• Chemistry: MgAlBO4 , Magnesium Aluminum Borate.
  • Class: Carbonates
  • Subclass: Borates
  • Uses: An a gemstone and as mineral specimens.
  • Specimens

Sinhalite is rare mineral and known only from the gem gravels in Sri Lanka. It was thought to be a brownish variety of the normally green peridot, the gem variety of olivine. It was first discovered to be a new species in 1952 when an unusually dark brown specimen came under scientific scrutiny. Since then it has been an unusual gemstone, being a member of the borates. Because it is so rare, has few notable characteristics to give it distinction and the not too overwhelming demand for brownish green gemstones; sinhalite has not enjoyed much success on the gemstone markets and is usually sought after only by collectors of rare and unusual gemstones. Sinhalite gets its name from sinhala, the Sanskrit word for the island of Ceylon, now known as Sri Lanka.
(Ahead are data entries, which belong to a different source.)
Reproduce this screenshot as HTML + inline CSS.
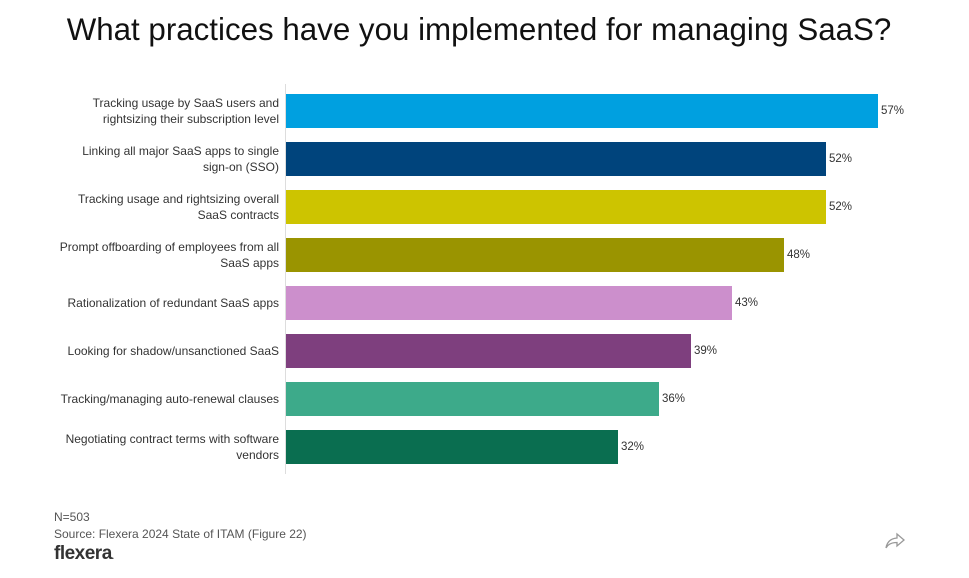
<!DOCTYPE html>
<html><head><meta charset="utf-8"><style>
body{margin:0;width:969px;height:578px;background:#fff;font-family:"Liberation Sans",sans-serif;position:relative;overflow:hidden}
.t{position:absolute;top:12px;left:0;width:958px;text-align:center;font-size:31.3px;color:#111}
.ax{position:absolute;left:285px;top:84px;width:1px;height:390px;background:#ddd}
.b{position:absolute;left:286px;height:34px}
.l{position:absolute;right:690px;width:260px;text-align:right;font-size:12px;line-height:16px;color:#333;display:flex;align-items:center;justify-content:flex-end;height:34px}
.v{position:absolute;font-size:11.5px;color:#333;height:34px;line-height:34px}
.f{position:absolute;left:54px;font-size:12px;color:#555}
</style></head><body>
<div class="t">What practices have you implemented for managing SaaS?</div>
<div class="ax"></div>

<div class="l" style="top:94px">Tracking usage by SaaS users and<br>rightsizing their subscription level</div>
<div class="b" style="top:94px;width:592px;background:#00a0e0"></div>
<div class="v" style="top:94px;left:881px">57%</div>

<div class="l" style="top:142px">Linking all major SaaS apps to single<br>sign-on (SSO)</div>
<div class="b" style="top:142px;width:540px;background:#00447c"></div>
<div class="v" style="top:142px;left:829px">52%</div>

<div class="l" style="top:190px">Tracking usage and rightsizing overall<br>SaaS contracts</div>
<div class="b" style="top:190px;width:540px;background:#cdc400"></div>
<div class="v" style="top:190px;left:829px">52%</div>

<div class="l" style="top:238px">Prompt offboarding of employees from all<br>SaaS apps</div>
<div class="b" style="top:238px;width:498px;background:#9a9400"></div>
<div class="v" style="top:238px;left:787px">48%</div>

<div class="l" style="top:286px">Rationalization of redundant SaaS apps</div>
<div class="b" style="top:286px;width:446px;background:#cc8fcc"></div>
<div class="v" style="top:286px;left:735px">43%</div>

<div class="l" style="top:334px">Looking for shadow/unsanctioned SaaS</div>
<div class="b" style="top:334px;width:405px;background:#7e3f7e"></div>
<div class="v" style="top:334px;left:694px">39%</div>

<div class="l" style="top:382px">Tracking/managing auto-renewal clauses</div>
<div class="b" style="top:382px;width:373px;background:#3daa8a"></div>
<div class="v" style="top:382px;left:662px">36%</div>

<div class="l" style="top:430px">Negotiating contract terms with software<br>vendors</div>
<div class="b" style="top:430px;width:332px;background:#0a6e50"></div>
<div class="v" style="top:430px;left:621px">32%</div>

<div class="f" style="top:510px">N=503</div>
<div class="f" style="top:527px">Source: Flexera 2024 State of ITAM (Figure 22)</div>
<div class="f" style="top:543px;font-size:19px;font-weight:bold;color:#333;letter-spacing:-0.5px">flexera<span style="font-size:8px">.</span></div>
<svg style="position:absolute;left:884px;top:532px" width="22" height="18" viewBox="0 0 22 18"><path d="M13 2 L20 8 L13 14 V10.5 C8 10.5 4 12 2 16 C3 10 7 6.5 13 6 Z" fill="none" stroke="#999" stroke-width="1.3"/></svg>
</body></html>
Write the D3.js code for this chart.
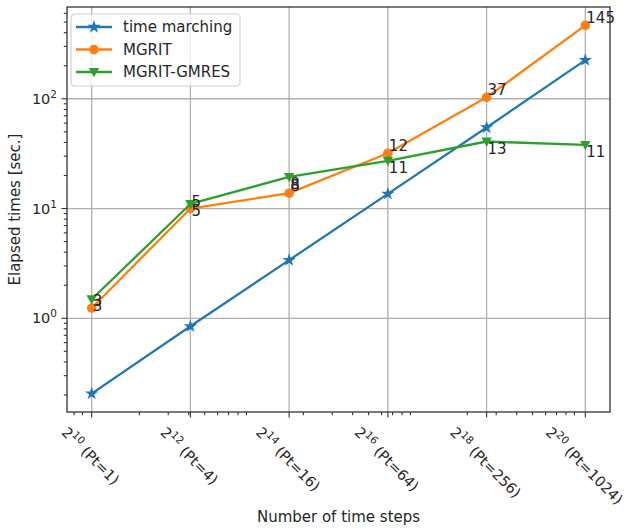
<!DOCTYPE html>
<html>
<head>
<meta charset="utf-8">
<script src="https://cdn.jsdelivr.net/npm/d3@7/dist/d3.min.js"></script>
<style>
  html, body { margin: 0; padding: 0; background: #fff; }
  svg { display: block; font-family: "DejaVu Sans", sans-serif; }
</style>
</head>
<body>
<svg id="chart" width="629" height="528"></svg>
<script>
// Number of time steps, as powers of two, and the matching processor counts
const stepExponents = [10, 12, 14, 16, 18, 20];
const ptCounts = [1, 4, 16, 64, 256, 1024];

// Elapsed times in seconds
const timeMarching = [0.206, 0.845, 3.39, 13.6, 54.7, 225];
const mgrit = [1.24, 10.0, 13.8, 31.9, 103, 466];
const mgritGmres = [1.49, 11.0, 19.4, 27.2, 40.8, 38.0];

// Iteration counts written next to the points
const mgritIters = [3, 5, 8, 12, 37, 145];
const gmresIters = [3, 5, 8, 11, 13, 11];

// Y-axis decade ticks
const yTickExponents = [0, 1, 2];

const colors = { blue: "#1f77b4", orange: "#ff7f0e", green: "#2ca02c" };
const textColor = "#262626";
const fontSize = 15;
const tickFontSize = 14.5;

const svg = d3.select("#chart");
const plot = { left: 67, right: 610, top: 7, bottom: 412 };

const steps = stepExponents.map(e => Math.pow(2, e));

// log-scale domains padded by 5% of the log range, on both axes
function paddedLogDomain(vals) {
  const lo = Math.log10(d3.min(vals)), hi = Math.log10(d3.max(vals));
  const pad = (hi - lo) * 0.05;
  return [Math.pow(10, lo - pad), Math.pow(10, hi + pad)];
}
const x = d3.scaleLog().base(2).domain(paddedLogDomain(steps)).range([plot.left, plot.right]);
const y = d3.scaleLog().domain(paddedLogDomain(timeMarching.concat(mgrit, mgritGmres))).range([plot.bottom, plot.top]);

// grid lines
const grid = svg.append("g").attr("stroke", "#b0b0b0").attr("stroke-width", 1.3);
steps.forEach(s => grid.append("line")
  .attr("x1", x(s)).attr("x2", x(s)).attr("y1", plot.top).attr("y2", plot.bottom));
yTickExponents.forEach(e => grid.append("line")
  .attr("x1", plot.left).attr("x2", plot.right).attr("y1", y(Math.pow(10, e))).attr("y2", y(Math.pow(10, e))));

// minor ticks (log10 subdivisions) on both axes
function minorTicks(domain) {
  const out = [];
  const [a, b] = domain;
  for (let p = Math.floor(Math.log10(a)); p <= Math.ceil(Math.log10(b)); p++) {
    for (let k = 2; k <= 9; k++) {
      const v = k * Math.pow(10, p);
      if (v >= a && v <= b) out.push(v);
    }
  }
  return out;
}
const tickColor = "#333";
const ticks = svg.append("g").attr("stroke", tickColor).attr("stroke-width", 1.1);
minorTicks(x.domain()).forEach(v => ticks.append("line")
  .attr("x1", x(v)).attr("x2", x(v)).attr("y1", plot.bottom).attr("y2", plot.bottom + 3.2));
minorTicks(y.domain()).forEach(v => ticks.append("line")
  .attr("y1", y(v)).attr("y2", y(v)).attr("x1", plot.left).attr("x2", plot.left - 3.2));
steps.forEach(s => ticks.append("line")
  .attr("x1", x(s)).attr("x2", x(s)).attr("y1", plot.bottom).attr("y2", plot.bottom + 5.5));
yTickExponents.forEach(e => ticks.append("line")
  .attr("y1", y(Math.pow(10, e))).attr("y2", y(Math.pow(10, e))).attr("x1", plot.left).attr("x2", plot.left - 5.5));

// y tick labels: 10^n
yTickExponents.forEach(e => {
  const t = svg.append("text")
    .attr("x", plot.left - 10).attr("y", y(Math.pow(10, e)) + 5)
    .attr("text-anchor", "end").attr("fill", textColor).attr("font-size", tickFontSize);
  t.append("tspan").text("10");
  t.append("tspan").attr("font-size", tickFontSize * 0.72).attr("dy", -6).text(e);
});

// x tick labels: 2^n (Pt=k), rotated 45 degrees, centred under each tick
steps.forEach((s, i) => {
  const outer = svg.append("g").attr("transform", `translate(${x(s)},${plot.bottom + 10})`);
  const inner = outer.append("g");
  const t = inner.append("text").attr("transform", "rotate(45)")
    .attr("fill", textColor).attr("font-size", tickFontSize);
  t.append("tspan").text("2");
  t.append("tspan").attr("font-size", tickFontSize * 0.72).attr("dy", -6).text(stepExponents[i]);
  t.append("tspan").attr("dy", 6).text(` (Pt=${ptCounts[i]})`);
  const bb = inner.node().getBBox();
  inner.attr("transform", `translate(${-bb.x - bb.width / 2},${-bb.y})`);
});

// axis titles
svg.append("text").attr("x", (plot.left + plot.right) / 2).attr("y", 522)
  .attr("text-anchor", "middle").attr("fill", textColor).attr("font-size", fontSize)
  .text("Number of time steps");
svg.append("text")
  .attr("transform", `translate(20,${(plot.top + plot.bottom) / 2}) rotate(-90)`)
  .attr("text-anchor", "middle").attr("fill", textColor).attr("font-size", fontSize)
  .text("Elapsed times [sec.]");

// marker shapes
const starPath = d3.symbol().type(d3.symbolStar).size(55)();
const circlePath = d3.symbol().type(d3.symbolCircle).size(72)();
const triPath = "M-5.2,-4 L5.2,-4 L0,5.2 Z";

const series = [
  { name: "time marching", values: timeMarching, color: colors.blue, marker: starPath },
  { name: "MGRIT", values: mgrit, color: colors.orange, marker: circlePath },
  { name: "MGRIT-GMRES", values: mgritGmres, color: colors.green, marker: triPath }
];

const line = d3.line().x((d, i) => x(steps[i])).y(d => y(d));
series.forEach(sr => {
  svg.append("path").datum(sr.values).attr("d", line)
    .attr("fill", "none").attr("stroke", sr.color).attr("stroke-width", 2.3)
    .attr("stroke-linejoin", "round");
  svg.selectAll(null).data(sr.values).enter().append("path")
    .attr("d", sr.marker).attr("fill", sr.color)
    .attr("transform", (d, i) => `translate(${x(steps[i])},${y(d)})`);
});

// iteration counts: MGRIT above its points, MGRIT-GMRES below
const labels = svg.append("g").attr("fill", textColor).attr("font-size", fontSize);
mgrit.forEach((v, i) => labels.append("text")
  .attr("x", x(steps[i]) + 1).attr("y", y(v) - 2).text(mgritIters[i]));
mgritGmres.forEach((v, i) => labels.append("text")
  .attr("x", x(steps[i]) + 1).attr("y", y(v) + 12).text(gmresIters[i]));

// frame
svg.append("rect").attr("x", plot.left).attr("y", plot.top)
  .attr("width", plot.right - plot.left).attr("height", plot.bottom - plot.top)
  .attr("fill", "none").attr("stroke", "#333").attr("stroke-width", 1.3);

// legend
const lg = svg.append("g").attr("transform", "translate(71,14)");
lg.append("rect").attr("width", 169).attr("height", 72).attr("rx", 4)
  .attr("fill", "#fff").attr("fill-opacity", 0.8).attr("stroke", "#d0d0d0").attr("stroke-width", 1.2);
series.forEach((sr, i) => {
  const yy = 13 + i * 22.5;
  lg.append("line").attr("x1", 5).attr("x2", 41).attr("y1", yy).attr("y2", yy)
    .attr("stroke", sr.color).attr("stroke-width", 2.3);
  lg.append("path").attr("d", sr.marker).attr("fill", sr.color)
    .attr("transform", `translate(23,${yy})`);
  lg.append("text").attr("x", 52).attr("y", yy + 5).attr("fill", textColor)
    .attr("font-size", fontSize).text(sr.name);
});
</script>
</body>
</html>
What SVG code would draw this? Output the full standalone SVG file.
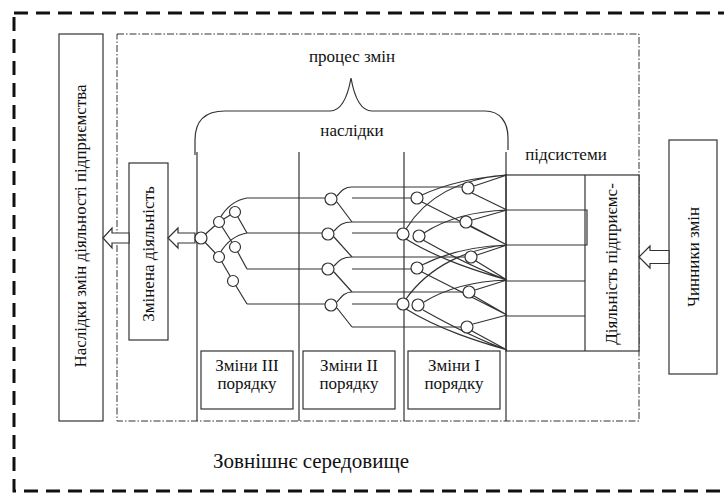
<svg xmlns="http://www.w3.org/2000/svg" width="724" height="493" viewBox="0 0 724 493">
<style>
.t{font-family:"Liberation Serif","Times New Roman",serif;font-size:17px;fill:#111}
.box{fill:#fff;stroke:#333;stroke-width:1.2}
.ln{fill:none;stroke:#333;stroke-width:1.2}
.cr{fill:#fff;stroke:#333;stroke-width:1.2}
.arr{fill:#fff;stroke:#333;stroke-width:1.2}
</style>
<rect width="724" height="493" fill="#fff"/>
<rect x="14" y="13" width="730" height="478" fill="none" stroke="#111" stroke-width="3" stroke-dasharray="14,8"/>
<rect x="117" y="34" width="522" height="387" fill="none" stroke="#333" stroke-width="1" stroke-dasharray="7,2,1.5,2"/>
<g id="brace"><path class="ln" d="M195,155 L195,140 C195,120 205,111 225,111 L330,111 C342,111 348,95 351,78 C354,95 360,111 372,111 L485,111 C500,111 508,122 508,138 L508,150"/></g>
<text class="t" x="352" y="62" text-anchor="middle">процес змін</text>
<text class="t" x="352" y="136" text-anchor="middle">наслідки</text>
<text class="t" x="566" y="160" text-anchor="middle">підсистеми</text>
<g id="n-naslidky"><rect class="box" x="59" y="34" width="44" height="387"/><text class="t" transform="translate(86,226) rotate(-90)" text-anchor="middle">Наслідки змін діяльності підприємства</text></g>
<g id="n-zminena"><rect class="box" x="129" y="163" width="39" height="177"/><text class="t" transform="translate(154,254) rotate(-90)" text-anchor="middle">Змінена діяльність</text></g>
<g id="n-chynnyky"><rect class="box" x="669" y="140" width="48" height="234"/><text class="t" transform="translate(699,257) rotate(-90)" text-anchor="middle">Чинники змін</text></g>
<g id="n-pidsystemy"><rect class="box" x="506" y="175" width="133" height="176"/><line class="ln" x1="585" y1="175" x2="585" y2="351"/><path class="ln" d="M506,210 H587 V245 H506 M506,281 H585 M506,316 H585"/><text class="t" transform="translate(617,264) rotate(-90)" text-anchor="middle">Діяльність підприємс-</text></g>
<g id="n-z3"><rect class="box" x="201" y="351" width="92" height="58"/><text class="t" x="247" y="371" text-anchor="middle">Зміни III</text><text class="t" x="247" y="389" text-anchor="middle">порядку</text></g>
<g id="n-z2"><rect class="box" x="303" y="351" width="92" height="58"/><text class="t" x="349" y="371" text-anchor="middle">Зміни II</text><text class="t" x="349" y="389" text-anchor="middle">порядку</text></g>
<g id="n-z1"><rect class="box" x="408" y="351" width="92" height="58"/><text class="t" x="454" y="371" text-anchor="middle">Зміни I</text><text class="t" x="454" y="389" text-anchor="middle">порядку</text></g>
<text class="t" x="213" y="468" style="font-size:21px">Зовнішнє середовище</text>
<g id="connectors">
<path class="ln" d="M197,152 V421 M299,152 V421 M404,152 V421 M506,152 V421"/>
<polygon class="arr" points="103,238 112,228 112,233 129,233 129,243 112,243 112,248"/>
<polygon class="arr" points="168,238 178,228 178,233 195,233 195,243 178,243 178,248"/>
<polygon class="arr" points="639,257 650,246 650,250.5 669,250.5 669,263.5 650,263.5 650,268"/>
<path class="ln" d="M201,238 L219,222 M201,238 L219,257 M219,222 L235,212 M219,222 L235,247 M219,257 L233,281 M235,212 L247,233 M235,247 L247,269 M233,281 L247,304"/>
<path class="ln" d="M247,198 C235,200 226,208 220,218 M247,233 C235,235 226,243 220,253"/>
<path class="ln" d="M247,198 H325 M247,233 H322 M247,269 H322 M247,304 H325"/>
<path class="ln" d="M337,196 C342,190 345,187 352,187 M337,202 L352,222 M334,231 C339,225 343,222 352,222 M334,237 L352,257 M334,266 C339,260 343,257 352,257 M334,272 L352,292 M337,302 C342,296 345,292 352,292 M337,308 L352,327"/>
<path class="ln" d="M352,187 H462 M352,198 H411 M352,222 H460 M352,233 H397 M352,257 H465 M352,269 H411 M352,292 H463 M352,304 H397 M352,327 H461"/>
<path class="ln" d="M474,186 L507,175 M472,193 L507,210 M422,195 C450,182 480,177 507,175 M422,202 L507,245 M472,220 L507,210 M471,226 L507,245 M406,229 C430,190 470,178 507,175 M406,239 C440,260 480,272 507,280 M424,233 C450,216 480,211 507,210 M423,240 C455,258 485,272 507,280 M477,255 L507,245 M476,261 L507,280 M422,265 C450,251 480,246 507,245 M422,272 L507,315 M475,290 L507,280 M474,296 L507,315 M406,299 C430,265 470,248 507,245 M406,309 C440,330 480,342 507,350 M424,302 C450,286 480,281 507,280 M423,310 C455,328 485,342 507,350 M473,324 L507,315 M472,331 L507,350"/>
</g>
<g id="circles">
<circle class="cr" cx="201" cy="238" r="6"/>
<circle class="cr" cx="219" cy="222" r="5.5"/>
<circle class="cr" cx="235" cy="212" r="5.5"/>
<circle class="cr" cx="235" cy="247" r="5.5"/>
<circle class="cr" cx="219" cy="257" r="5.5"/>
<circle class="cr" cx="233" cy="281" r="5.5"/>
<circle class="cr" cx="331" cy="199" r="6"/>
<circle class="cr" cx="328" cy="234" r="6"/>
<circle class="cr" cx="328" cy="269" r="6"/>
<circle class="cr" cx="331" cy="305" r="6"/>
<circle class="cr" cx="468" cy="188" r="6"/>
<circle class="cr" cx="417" cy="198" r="6"/>
<circle class="cr" cx="466" cy="222" r="6"/>
<circle class="cr" cx="403" cy="234" r="6"/>
<circle class="cr" cx="419" cy="236" r="6"/>
<circle class="cr" cx="471" cy="257" r="6"/>
<circle class="cr" cx="417" cy="268" r="6"/>
<circle class="cr" cx="469" cy="292" r="6"/>
<circle class="cr" cx="403" cy="304" r="6"/>
<circle class="cr" cx="418" cy="305" r="6"/>
<circle class="cr" cx="467" cy="327" r="6"/>
</g>
</svg>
  • Color is greenish brown to brown, sometimes greenish-yellow.
  • Luster is vitreous.
  • Transparency: Crystals are transparent to translucent.
  • Crystal System is orthorhombic.
  • Crystal Habits are quite limited to alluvial grains found in gem gravels.
  • Cleavage is distinct in two directions.
  • Hardness is 6.5
  • Specific Gravity is approximately 3.5 (slightly above average for translucent minerals)
  • Streak is white.
  • Other Characteristics: strongly pleochroic, meaning it may appear to have different colors from different viewing angles.
  • Associated Minerals are other gem gravel minerals such as ruby, sapphire, peridot and garnets.
  • Notable Occurrences are limited to the gem gravels of Sri Lanka.
  • Best Field Indicators are color, locality, pleochroism and the relatively high hardness.